For any instrumental music, and particularly ambient electronica, track titles and visuals are almost as important in expressing intention as the sounds themselves. By that token, The Sight Below reveals himself to be a man with a clear musical vision: these tracks do indeed murmur and the accompanying black and white image (of what looks like lichen massively magnified) captures the sense of something natural yet unfamiliar.

As for the music itself, the title track of this EP is closer to a club banger than anything on Glider. Which is not to say that Pete Tong will be playing it anytime soon. But any DJs who have time for Modern Love artists such as Pendle Coven and Echospace could find a place for it in their sets. Drones, crackles and gently throbbing beats are slowly joined by echoing percussive stabs and, later, a hi-hat. Layers build then ebb away.

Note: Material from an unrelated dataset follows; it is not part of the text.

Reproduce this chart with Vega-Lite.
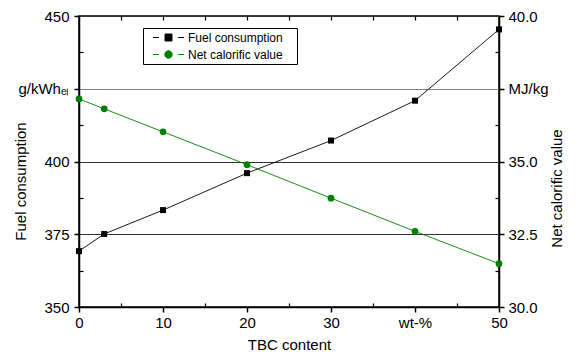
{
  "$schema": "https://vega.github.io/schema/vega-lite/v6.json",
  "width": 420,
  "height": 291,
  "autosize": {"type": "none"},
  "padding": {"left": 79, "top": 16, "right": 80, "bottom": 48},
  "background": "white",
  "config": {
    "view": {"stroke": "black", "strokeWidth": 1.5},
    "font": "Liberation Sans",
    "axis": {
      "labelFont": "Liberation Sans",
      "titleFont": "Liberation Sans",
      "labelFontSize": 15,
      "titleFontSize": 15,
      "titleFontWeight": "normal",
      "labelColor": "black",
      "titleColor": "black",
      "domainColor": "black",
      "domainWidth": 1.5,
      "tickColor": "black",
      "tickWidth": 1.5,
      "tickSize": 5,
      "labelFlush": false,
      "labelOverlap": false
    },
    "legend": {"labelFont": "Liberation Sans"}
  },
  "data": {
    "values": [
      {"tbc": 0, "series": "Fuel consumption", "value": 369.2},
      {"tbc": 3, "series": "Fuel consumption", "value": 375.1},
      {"tbc": 10, "series": "Fuel consumption", "value": 383.3},
      {"tbc": 20, "series": "Fuel consumption", "value": 396.0},
      {"tbc": 30, "series": "Fuel consumption", "value": 407.2},
      {"tbc": 40, "series": "Fuel consumption", "value": 420.9},
      {"tbc": 50, "series": "Fuel consumption", "value": 445.4},
      {"tbc": 0, "series": "Net calorific value", "value": 37.15},
      {"tbc": 3, "series": "Net calorific value", "value": 36.81},
      {"tbc": 10, "series": "Net calorific value", "value": 36.02},
      {"tbc": 20, "series": "Net calorific value", "value": 34.89},
      {"tbc": 30, "series": "Net calorific value", "value": 33.74},
      {"tbc": 40, "series": "Net calorific value", "value": 32.6},
      {"tbc": 50, "series": "Net calorific value", "value": 31.49}
    ]
  },
  "layer": [
    {
      "transform": [{"filter": "datum.series === 'Fuel consumption'"}],
      "encoding": {
        "x": {
          "field": "tbc",
          "type": "quantitative",
          "scale": {"domain": [0, 50], "nice": false, "zero": false},
          "axis": {
            "orient": "bottom",
            "title": "TBC content",
            "values": [0, 10, 20, 30, 40, 50],
            "labelExpr": "datum.value === 40 ? 'wt-%' : datum.label",
            "grid": false,
            "labelPadding": 3,
            "titlePadding": 7
          }
        },
        "y": {
          "field": "value",
          "type": "quantitative",
          "scale": {"domain": [350, 450], "nice": false, "zero": false},
          "axis": {
            "orient": "left",
            "title": "Fuel consumption",
            "values": [350, 375, 400, 425, 450],
            "labelExpr": "datum.value === 425 ? 'g/kWhₑₗ' : datum.label",
            "grid": true,
            "gridColor": {"condition": {"test": "datum.value === 425", "value": "#808080"}, "value": "#333333"},
            "gridWidth": 1,
            "labelPadding": 5,
            "titleX": -59,
            "titleY": 165,
            "titleAngle": 270,
            "titleBaseline": "middle",
            "titleAlign": "center"
          }
        },
        "color": {
          "field": "series",
          "type": "nominal",
          "scale": {"domain": ["Fuel consumption", "Net calorific value"], "range": ["black", "#008000"]},
          "legend": {
            "orient": "none",
            "legendX": 64,
            "legendY": 12,
            "title": "\u00a0",
            "titleOrient": "right",
            "titlePadding": 11,
            "titleFontSize": 4,
            "strokeColor": "black",
            "fillColor": "white",
            "padding": 3,
            "labelFontSize": 12,
            "labelColor": "black",
            "symbolSize": 144,
            "symbolOffset": 16,
            "rowPadding": 4,
            "labelOffset": 13,
            "encode": {
              "symbols": {
                "update": {
                  "shape": {"signal": "datum.value === 'Fuel consumption' ? 'M-2.6,0H-1.6M1.6,0H2.6M-0.58,-0.58H0.58V0.58H-0.58Z' : 'M-2.6,0H-1.6M1.6,0H2.6M-0.62,0A0.62,0.62 0 1,0 0.62,0A0.62,0.62 0 1,0 -0.62,0Z'"},
                  "stroke": {"signal": "datum.value === 'Fuel consumption' ? 'black' : '#008000'"},
                  "fill": {"signal": "datum.value === 'Fuel consumption' ? 'black' : '#008000'"},
                  "strokeWidth": {"value": 1},
                  "opacity": {"value": 1},
                  "fillOpacity": {"value": 1},
                  "strokeOpacity": {"value": 1}
                }
              }
            }
          }
        }
      },
      "layer": [
        {"mark": {"type": "line", "strokeWidth": 0.9}},
        {"mark": {"type": "point", "shape": "square", "filled": true, "size": 36, "opacity": 1}}
      ]
    },
    {
      "transform": [{"filter": "datum.series === 'Net calorific value'"}],
      "encoding": {
        "x": {
          "field": "tbc",
          "type": "quantitative",
          "scale": {"domain": [0, 50], "nice": false, "zero": false},
          "axis": null
        },
        "y": {
          "field": "value",
          "type": "quantitative",
          "scale": {"domain": [30, 40], "nice": false, "zero": false},
          "axis": {
            "orient": "right",
            "title": "Net calorific value",
            "values": [30, 32.5, 35, 37.5, 40],
            "labelExpr": "datum.value === 37.5 ? 'MJ/kg' : format(datum.value, '.1f')",
            "grid": false,
            "labelPadding": 4,
            "titleX": 57,
            "titleY": 172,
            "titleAngle": 270,
            "titleBaseline": "middle",
            "titleAlign": "center"
          }
        },
        "color": {"field": "series", "type": "nominal"}
      },
      "layer": [
        {"mark": {"type": "line", "strokeWidth": 0.9}},
        {"mark": {"type": "point", "shape": "circle", "filled": true, "size": 45, "opacity": 1}}
      ]
    },
    {
      "transform": [{"filter": "datum.series === 'Fuel consumption'"}],
      "mark": {"type": "point", "opacity": 0},
      "encoding": {
        "x": {
          "field": "tbc",
          "type": "quantitative",
          "scale": {"domain": [0, 50], "nice": false, "zero": false},
          "axis": {"orient": "bottom", "values": [5, 15, 25, 35, 45], "tickSize": -4, "tickWidth": 1.2, "labels": false, "domain": false, "title": null, "grid": false}
        },
        "y": {
          "field": "value",
          "type": "quantitative",
          "scale": {"domain": [350, 450], "nice": false, "zero": false},
          "axis": {"orient": "left", "values": [362.5, 387.5, 412.5, 437.5], "tickSize": -4, "tickWidth": 1.2, "labels": false, "domain": false, "title": null, "grid": false}
        }
      }
    },
    {
      "transform": [{"filter": "datum.series === 'Net calorific value'"}],
      "mark": {"type": "point", "opacity": 0},
      "encoding": {
        "x": {
          "field": "tbc",
          "type": "quantitative",
          "scale": {"domain": [0, 50], "nice": false, "zero": false},
          "axis": {"orient": "top", "values": [5, 10, 15, 20, 25, 30, 35, 40, 45], "tickSize": -4, "tickWidth": 1.2, "labels": false, "domain": false, "title": null, "grid": false}
        },
        "y": {
          "field": "value",
          "type": "quantitative",
          "scale": {"domain": [30, 40], "nice": false, "zero": false},
          "axis": {"orient": "right", "values": [31.25, 33.75, 36.25, 38.75], "tickSize": -4, "tickWidth": 1.2, "labels": false, "domain": false, "title": null, "grid": false}
        }
      }
    }
  ],
  "resolve": {"scale": {"y": "independent"}, "axis": {"y": "independent", "x": "independent"}}
}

On the other new composition, ‘Wishing Me Asleep’, ambient swirls and occasional bursts of static overlap in counterpoint to the 4/4 pulse, creating a dreamy yet jarring effect similar to that moment when you jerk awake as you are nodding off on a bus.

Eluvium’s remix of debut single ‘No Place For Us’ adds a drumbeat like cardiac arrythmia over the most serene noise. Simon Scott on the other hand dispenses with the drum track of ‘At First Sight’ in favour of whispering voices and an enormous rumble of guitar interspersed with occasional glints of something precious. A track with all the desolation and beauty of mining gold miles underground.

In turning to key figures of the early 90s shoegazing (Scott) and ambient scenes (Biosphere), The Sight Below is laying down potential markers for his next musical journey. In the meantime, it seems entirely apposite that I am writing these words from a fast train at dawn on a grey morning having had only two hours’ sleep. Ideal listening conditions for this darkly enveloping music.